# Directions
Gather each line containing the string "with" from these entries.

# Source material
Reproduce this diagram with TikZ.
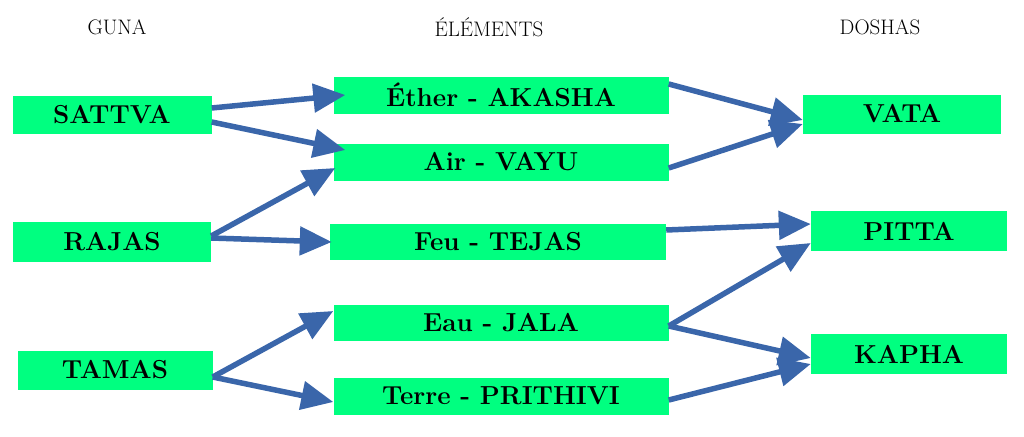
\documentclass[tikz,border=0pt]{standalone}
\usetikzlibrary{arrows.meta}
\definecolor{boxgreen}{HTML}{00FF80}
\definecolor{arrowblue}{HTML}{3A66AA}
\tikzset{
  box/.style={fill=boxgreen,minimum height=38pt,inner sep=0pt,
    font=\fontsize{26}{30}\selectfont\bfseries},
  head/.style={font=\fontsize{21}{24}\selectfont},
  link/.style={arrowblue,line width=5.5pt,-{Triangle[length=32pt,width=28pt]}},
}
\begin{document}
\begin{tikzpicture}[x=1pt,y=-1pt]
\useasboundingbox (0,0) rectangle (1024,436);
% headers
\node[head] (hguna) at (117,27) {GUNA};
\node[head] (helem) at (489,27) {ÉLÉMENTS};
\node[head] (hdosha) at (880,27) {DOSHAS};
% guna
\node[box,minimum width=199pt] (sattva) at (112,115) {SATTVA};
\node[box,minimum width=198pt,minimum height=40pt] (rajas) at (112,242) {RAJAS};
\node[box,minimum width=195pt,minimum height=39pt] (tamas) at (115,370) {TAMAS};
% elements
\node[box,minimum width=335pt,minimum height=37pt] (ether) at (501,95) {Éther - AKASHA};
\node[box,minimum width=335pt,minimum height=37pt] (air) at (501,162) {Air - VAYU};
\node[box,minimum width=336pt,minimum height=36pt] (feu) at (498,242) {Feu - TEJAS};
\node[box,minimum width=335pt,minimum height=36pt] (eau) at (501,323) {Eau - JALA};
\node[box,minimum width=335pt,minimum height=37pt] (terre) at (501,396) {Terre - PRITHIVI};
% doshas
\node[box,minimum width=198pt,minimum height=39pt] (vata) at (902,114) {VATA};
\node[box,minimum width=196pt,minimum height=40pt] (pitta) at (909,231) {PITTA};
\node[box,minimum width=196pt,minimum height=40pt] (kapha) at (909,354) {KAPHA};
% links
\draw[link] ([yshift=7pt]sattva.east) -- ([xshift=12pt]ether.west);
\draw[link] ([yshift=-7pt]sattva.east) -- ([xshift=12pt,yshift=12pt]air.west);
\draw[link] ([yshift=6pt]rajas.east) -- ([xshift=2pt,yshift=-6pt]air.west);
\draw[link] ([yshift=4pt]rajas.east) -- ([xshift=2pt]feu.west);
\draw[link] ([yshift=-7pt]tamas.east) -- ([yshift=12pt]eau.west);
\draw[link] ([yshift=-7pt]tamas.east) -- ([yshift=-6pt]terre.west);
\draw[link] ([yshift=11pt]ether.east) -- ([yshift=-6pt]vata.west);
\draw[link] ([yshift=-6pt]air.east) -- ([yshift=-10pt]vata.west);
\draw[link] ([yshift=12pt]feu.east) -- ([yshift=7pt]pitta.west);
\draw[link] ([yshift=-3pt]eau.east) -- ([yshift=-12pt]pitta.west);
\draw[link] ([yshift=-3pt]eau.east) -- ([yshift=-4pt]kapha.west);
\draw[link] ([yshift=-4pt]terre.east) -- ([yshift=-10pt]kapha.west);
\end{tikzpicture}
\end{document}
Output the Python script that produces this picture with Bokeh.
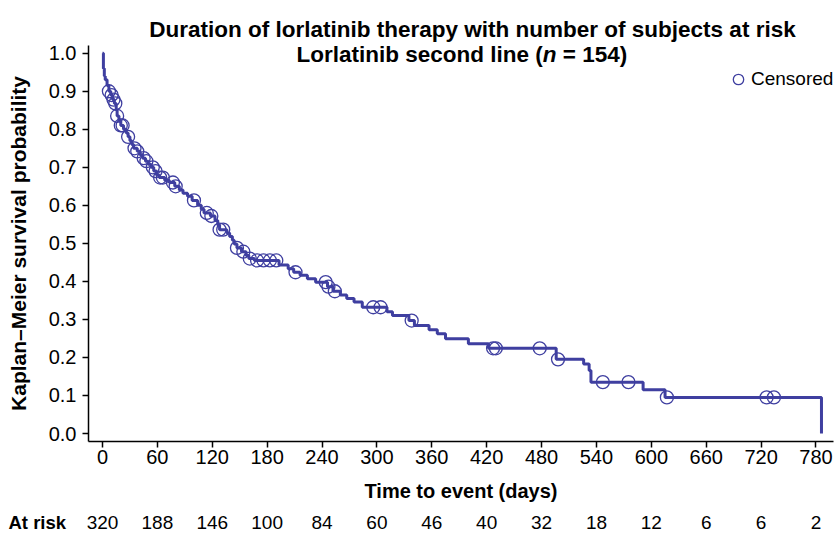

# Solution
Reproduce this diagram with TikZ.
Output the Python script that produces this picture with Bokeh.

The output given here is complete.